- [What you have to do]
Reproduce exactly the section that begins at the line containing "Generate a Python" and ends at the line containing "import plotly.graph_objects as go", both lines included; omit all other lines.

Rows from a dataset of charts and code:
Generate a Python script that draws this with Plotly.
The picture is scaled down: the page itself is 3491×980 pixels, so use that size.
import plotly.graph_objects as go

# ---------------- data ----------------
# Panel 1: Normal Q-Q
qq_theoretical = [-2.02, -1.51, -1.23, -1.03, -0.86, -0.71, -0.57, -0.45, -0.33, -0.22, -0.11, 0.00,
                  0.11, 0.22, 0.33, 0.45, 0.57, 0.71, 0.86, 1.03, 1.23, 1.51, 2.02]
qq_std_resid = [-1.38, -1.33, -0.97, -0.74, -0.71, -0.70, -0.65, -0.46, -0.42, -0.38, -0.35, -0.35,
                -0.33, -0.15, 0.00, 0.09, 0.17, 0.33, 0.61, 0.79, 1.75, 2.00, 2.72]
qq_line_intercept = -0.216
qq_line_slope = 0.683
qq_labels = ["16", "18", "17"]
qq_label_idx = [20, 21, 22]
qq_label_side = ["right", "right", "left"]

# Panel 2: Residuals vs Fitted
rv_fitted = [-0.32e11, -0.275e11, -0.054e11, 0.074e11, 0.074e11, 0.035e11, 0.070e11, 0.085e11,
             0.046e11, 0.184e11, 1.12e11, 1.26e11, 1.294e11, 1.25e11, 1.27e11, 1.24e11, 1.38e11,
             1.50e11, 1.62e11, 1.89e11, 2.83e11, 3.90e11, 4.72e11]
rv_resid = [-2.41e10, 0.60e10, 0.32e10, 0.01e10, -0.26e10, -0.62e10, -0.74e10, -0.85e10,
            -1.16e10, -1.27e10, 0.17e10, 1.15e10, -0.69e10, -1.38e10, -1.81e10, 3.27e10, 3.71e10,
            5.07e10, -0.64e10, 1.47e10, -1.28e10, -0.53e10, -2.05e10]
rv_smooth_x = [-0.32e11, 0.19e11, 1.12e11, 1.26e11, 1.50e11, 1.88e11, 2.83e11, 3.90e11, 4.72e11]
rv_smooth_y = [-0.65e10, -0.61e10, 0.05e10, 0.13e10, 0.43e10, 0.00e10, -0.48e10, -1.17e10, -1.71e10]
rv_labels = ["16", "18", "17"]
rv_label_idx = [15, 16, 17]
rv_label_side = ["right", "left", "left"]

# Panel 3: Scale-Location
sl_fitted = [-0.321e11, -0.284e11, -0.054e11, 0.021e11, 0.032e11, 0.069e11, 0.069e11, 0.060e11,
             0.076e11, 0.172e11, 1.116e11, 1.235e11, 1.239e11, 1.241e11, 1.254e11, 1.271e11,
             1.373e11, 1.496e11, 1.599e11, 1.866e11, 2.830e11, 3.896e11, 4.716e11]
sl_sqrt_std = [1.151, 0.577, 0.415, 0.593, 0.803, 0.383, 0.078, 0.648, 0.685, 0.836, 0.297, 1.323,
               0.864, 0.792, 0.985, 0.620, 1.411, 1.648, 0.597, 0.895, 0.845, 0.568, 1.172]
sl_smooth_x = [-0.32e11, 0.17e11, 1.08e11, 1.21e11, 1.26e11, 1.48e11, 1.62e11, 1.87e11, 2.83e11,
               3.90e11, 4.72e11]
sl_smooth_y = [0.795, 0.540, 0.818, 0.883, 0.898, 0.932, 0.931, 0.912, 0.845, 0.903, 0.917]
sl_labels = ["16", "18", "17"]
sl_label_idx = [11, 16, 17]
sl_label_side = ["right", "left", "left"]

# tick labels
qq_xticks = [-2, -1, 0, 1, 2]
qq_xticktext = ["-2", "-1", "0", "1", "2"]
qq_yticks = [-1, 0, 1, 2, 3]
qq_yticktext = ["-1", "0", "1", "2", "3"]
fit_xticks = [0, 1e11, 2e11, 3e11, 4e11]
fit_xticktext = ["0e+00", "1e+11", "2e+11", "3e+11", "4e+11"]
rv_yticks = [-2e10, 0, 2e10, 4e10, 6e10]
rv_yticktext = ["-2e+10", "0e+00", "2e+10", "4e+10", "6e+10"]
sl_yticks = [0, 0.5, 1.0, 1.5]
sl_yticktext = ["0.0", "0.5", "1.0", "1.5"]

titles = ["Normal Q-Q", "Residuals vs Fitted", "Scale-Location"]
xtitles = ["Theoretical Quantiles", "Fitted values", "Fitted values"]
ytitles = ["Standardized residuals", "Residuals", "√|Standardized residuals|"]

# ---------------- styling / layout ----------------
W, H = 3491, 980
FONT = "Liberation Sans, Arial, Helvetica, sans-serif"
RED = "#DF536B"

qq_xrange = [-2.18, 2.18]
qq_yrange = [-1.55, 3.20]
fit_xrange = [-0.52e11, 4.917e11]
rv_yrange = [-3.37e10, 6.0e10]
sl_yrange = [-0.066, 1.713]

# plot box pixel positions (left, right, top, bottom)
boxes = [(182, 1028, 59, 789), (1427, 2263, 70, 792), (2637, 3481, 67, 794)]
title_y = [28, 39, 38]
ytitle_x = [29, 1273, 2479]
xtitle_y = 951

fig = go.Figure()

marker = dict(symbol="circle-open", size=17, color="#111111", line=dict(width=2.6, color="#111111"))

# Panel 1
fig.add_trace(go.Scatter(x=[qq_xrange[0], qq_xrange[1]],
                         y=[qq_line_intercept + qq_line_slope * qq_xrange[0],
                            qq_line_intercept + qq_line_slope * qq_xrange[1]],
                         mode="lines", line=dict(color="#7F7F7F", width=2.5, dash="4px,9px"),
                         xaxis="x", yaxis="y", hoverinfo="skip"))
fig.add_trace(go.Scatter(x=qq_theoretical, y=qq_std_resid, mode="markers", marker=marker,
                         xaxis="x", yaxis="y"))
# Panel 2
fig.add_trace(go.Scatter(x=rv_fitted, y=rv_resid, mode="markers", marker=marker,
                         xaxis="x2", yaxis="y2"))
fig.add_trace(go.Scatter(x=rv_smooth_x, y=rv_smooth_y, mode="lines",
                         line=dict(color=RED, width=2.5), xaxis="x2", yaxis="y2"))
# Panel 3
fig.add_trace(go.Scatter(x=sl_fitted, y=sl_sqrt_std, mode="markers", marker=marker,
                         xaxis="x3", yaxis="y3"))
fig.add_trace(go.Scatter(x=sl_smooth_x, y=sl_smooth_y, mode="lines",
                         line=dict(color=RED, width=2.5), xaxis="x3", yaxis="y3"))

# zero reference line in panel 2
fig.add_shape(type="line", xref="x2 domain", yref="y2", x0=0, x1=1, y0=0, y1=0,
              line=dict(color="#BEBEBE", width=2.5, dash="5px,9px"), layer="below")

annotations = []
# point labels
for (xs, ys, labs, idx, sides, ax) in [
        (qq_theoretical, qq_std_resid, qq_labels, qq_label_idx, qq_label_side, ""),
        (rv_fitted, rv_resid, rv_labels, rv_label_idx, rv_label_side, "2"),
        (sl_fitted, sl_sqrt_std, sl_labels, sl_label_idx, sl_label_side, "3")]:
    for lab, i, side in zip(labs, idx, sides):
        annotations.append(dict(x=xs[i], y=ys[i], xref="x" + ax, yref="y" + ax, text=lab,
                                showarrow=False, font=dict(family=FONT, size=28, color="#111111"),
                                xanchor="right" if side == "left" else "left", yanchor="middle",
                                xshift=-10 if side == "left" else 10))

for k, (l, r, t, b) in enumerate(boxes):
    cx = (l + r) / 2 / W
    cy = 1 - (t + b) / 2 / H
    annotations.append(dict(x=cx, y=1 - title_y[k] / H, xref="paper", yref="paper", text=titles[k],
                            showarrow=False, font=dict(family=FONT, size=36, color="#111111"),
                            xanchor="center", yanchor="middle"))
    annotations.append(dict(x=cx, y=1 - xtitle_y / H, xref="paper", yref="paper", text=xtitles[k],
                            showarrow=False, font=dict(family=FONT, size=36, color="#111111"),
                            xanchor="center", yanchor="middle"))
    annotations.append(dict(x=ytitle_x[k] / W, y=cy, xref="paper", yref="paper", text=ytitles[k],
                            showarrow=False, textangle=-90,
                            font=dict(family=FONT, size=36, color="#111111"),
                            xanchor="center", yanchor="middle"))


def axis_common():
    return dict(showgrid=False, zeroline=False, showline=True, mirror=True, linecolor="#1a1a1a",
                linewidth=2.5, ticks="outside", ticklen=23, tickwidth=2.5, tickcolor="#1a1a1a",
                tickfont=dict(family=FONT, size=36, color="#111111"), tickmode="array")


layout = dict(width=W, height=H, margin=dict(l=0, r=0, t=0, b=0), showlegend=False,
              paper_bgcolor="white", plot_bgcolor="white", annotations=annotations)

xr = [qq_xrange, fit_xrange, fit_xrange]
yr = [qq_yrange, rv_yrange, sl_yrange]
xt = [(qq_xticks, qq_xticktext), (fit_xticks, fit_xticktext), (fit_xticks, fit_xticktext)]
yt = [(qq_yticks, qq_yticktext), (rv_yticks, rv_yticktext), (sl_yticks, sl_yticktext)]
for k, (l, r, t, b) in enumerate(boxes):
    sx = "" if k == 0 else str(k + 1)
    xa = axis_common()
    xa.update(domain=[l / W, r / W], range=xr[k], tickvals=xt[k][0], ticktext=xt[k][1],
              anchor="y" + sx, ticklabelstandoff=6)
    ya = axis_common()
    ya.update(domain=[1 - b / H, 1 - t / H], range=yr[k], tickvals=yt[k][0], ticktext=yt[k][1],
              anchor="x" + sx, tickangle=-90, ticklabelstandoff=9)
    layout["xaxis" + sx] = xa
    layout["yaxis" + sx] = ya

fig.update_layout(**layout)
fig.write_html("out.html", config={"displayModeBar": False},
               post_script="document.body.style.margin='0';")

* * *

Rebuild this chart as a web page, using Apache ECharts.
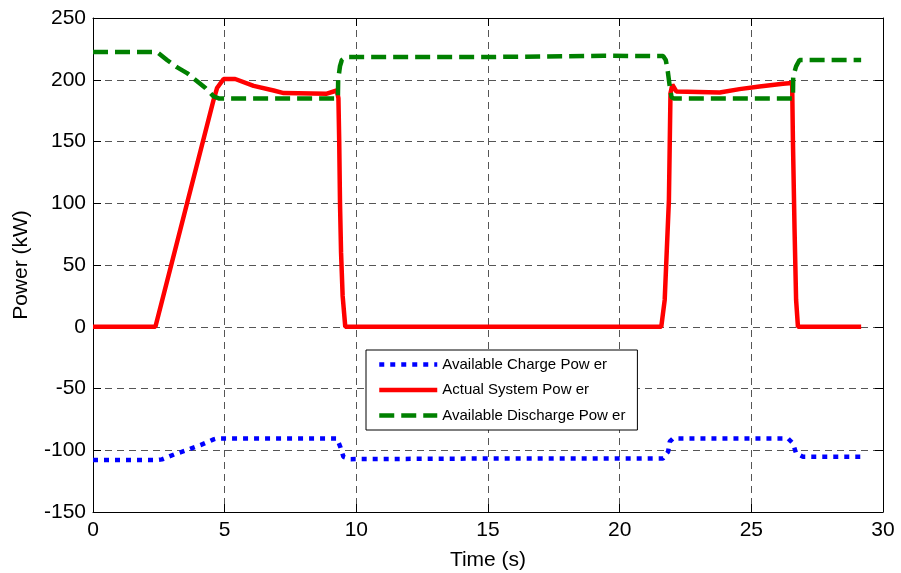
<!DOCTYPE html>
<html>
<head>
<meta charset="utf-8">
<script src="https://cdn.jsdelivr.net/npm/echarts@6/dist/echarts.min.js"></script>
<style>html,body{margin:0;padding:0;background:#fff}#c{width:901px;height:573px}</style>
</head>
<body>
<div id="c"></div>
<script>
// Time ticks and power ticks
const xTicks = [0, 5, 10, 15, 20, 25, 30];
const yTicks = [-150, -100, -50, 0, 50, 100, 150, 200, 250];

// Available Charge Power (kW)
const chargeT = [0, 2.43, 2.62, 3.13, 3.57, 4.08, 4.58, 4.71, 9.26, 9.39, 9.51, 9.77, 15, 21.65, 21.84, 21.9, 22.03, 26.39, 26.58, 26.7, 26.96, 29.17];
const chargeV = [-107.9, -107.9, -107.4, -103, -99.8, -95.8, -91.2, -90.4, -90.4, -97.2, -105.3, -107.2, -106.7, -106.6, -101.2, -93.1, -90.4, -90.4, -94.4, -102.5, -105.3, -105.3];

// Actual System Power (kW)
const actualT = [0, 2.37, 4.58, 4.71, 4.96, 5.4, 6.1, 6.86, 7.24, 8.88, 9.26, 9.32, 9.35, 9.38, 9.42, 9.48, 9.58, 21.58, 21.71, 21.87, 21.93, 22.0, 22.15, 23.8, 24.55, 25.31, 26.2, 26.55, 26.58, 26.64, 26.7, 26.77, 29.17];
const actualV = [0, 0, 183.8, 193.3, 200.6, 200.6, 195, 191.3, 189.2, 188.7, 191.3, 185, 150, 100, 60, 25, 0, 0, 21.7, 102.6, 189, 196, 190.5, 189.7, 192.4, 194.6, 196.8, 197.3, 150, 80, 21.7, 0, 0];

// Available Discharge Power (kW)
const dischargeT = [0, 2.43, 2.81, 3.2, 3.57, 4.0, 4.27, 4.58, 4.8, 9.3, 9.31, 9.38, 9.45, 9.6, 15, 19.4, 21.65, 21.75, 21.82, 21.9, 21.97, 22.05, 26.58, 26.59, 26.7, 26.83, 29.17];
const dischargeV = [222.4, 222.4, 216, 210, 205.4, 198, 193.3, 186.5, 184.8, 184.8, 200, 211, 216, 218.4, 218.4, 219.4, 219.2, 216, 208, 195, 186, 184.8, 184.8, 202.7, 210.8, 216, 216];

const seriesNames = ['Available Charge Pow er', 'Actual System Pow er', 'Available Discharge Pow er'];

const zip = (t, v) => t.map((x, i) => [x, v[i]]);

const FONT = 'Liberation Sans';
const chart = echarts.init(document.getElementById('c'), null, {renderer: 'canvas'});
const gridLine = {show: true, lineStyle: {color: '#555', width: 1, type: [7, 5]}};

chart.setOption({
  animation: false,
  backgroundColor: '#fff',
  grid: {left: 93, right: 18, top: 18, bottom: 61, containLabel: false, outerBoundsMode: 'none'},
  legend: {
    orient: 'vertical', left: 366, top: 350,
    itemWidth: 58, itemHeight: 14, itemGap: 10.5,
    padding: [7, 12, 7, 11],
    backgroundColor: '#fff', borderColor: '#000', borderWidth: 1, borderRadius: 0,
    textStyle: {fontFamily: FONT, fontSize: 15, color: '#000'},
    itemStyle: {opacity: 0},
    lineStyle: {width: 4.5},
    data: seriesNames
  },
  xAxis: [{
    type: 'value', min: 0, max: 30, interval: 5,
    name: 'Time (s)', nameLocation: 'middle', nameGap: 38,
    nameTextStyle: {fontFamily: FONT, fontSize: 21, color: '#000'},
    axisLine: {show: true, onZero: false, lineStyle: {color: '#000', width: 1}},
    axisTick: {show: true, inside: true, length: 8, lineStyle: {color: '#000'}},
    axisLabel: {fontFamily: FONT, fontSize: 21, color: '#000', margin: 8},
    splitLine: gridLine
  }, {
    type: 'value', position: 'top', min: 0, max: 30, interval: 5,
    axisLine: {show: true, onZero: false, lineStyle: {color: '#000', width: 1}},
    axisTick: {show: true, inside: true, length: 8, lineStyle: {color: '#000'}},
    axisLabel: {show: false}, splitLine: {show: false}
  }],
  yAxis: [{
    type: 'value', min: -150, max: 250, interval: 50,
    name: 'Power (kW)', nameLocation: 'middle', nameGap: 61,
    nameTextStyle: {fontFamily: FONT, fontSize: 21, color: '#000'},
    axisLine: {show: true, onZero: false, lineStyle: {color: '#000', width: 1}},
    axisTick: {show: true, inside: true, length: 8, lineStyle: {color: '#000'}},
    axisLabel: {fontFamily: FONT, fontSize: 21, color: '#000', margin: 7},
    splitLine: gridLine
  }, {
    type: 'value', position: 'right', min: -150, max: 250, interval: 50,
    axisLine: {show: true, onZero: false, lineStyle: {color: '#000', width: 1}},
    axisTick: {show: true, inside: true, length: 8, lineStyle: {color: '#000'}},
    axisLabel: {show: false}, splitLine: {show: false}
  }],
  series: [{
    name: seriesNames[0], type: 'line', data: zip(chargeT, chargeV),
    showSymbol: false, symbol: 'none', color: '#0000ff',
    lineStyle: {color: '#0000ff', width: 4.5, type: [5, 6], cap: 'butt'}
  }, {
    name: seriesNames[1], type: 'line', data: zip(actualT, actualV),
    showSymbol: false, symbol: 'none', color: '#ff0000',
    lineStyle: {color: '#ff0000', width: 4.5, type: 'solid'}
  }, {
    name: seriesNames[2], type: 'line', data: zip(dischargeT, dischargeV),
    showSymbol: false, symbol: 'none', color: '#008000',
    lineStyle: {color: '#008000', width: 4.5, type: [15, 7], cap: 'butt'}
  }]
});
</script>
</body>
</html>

- [Written reply]
Generate a Python script that draws this with Plotly.
The picture is scaled down: the page itself is 3491×980 pixels, so use that size.
import plotly.graph_objects as go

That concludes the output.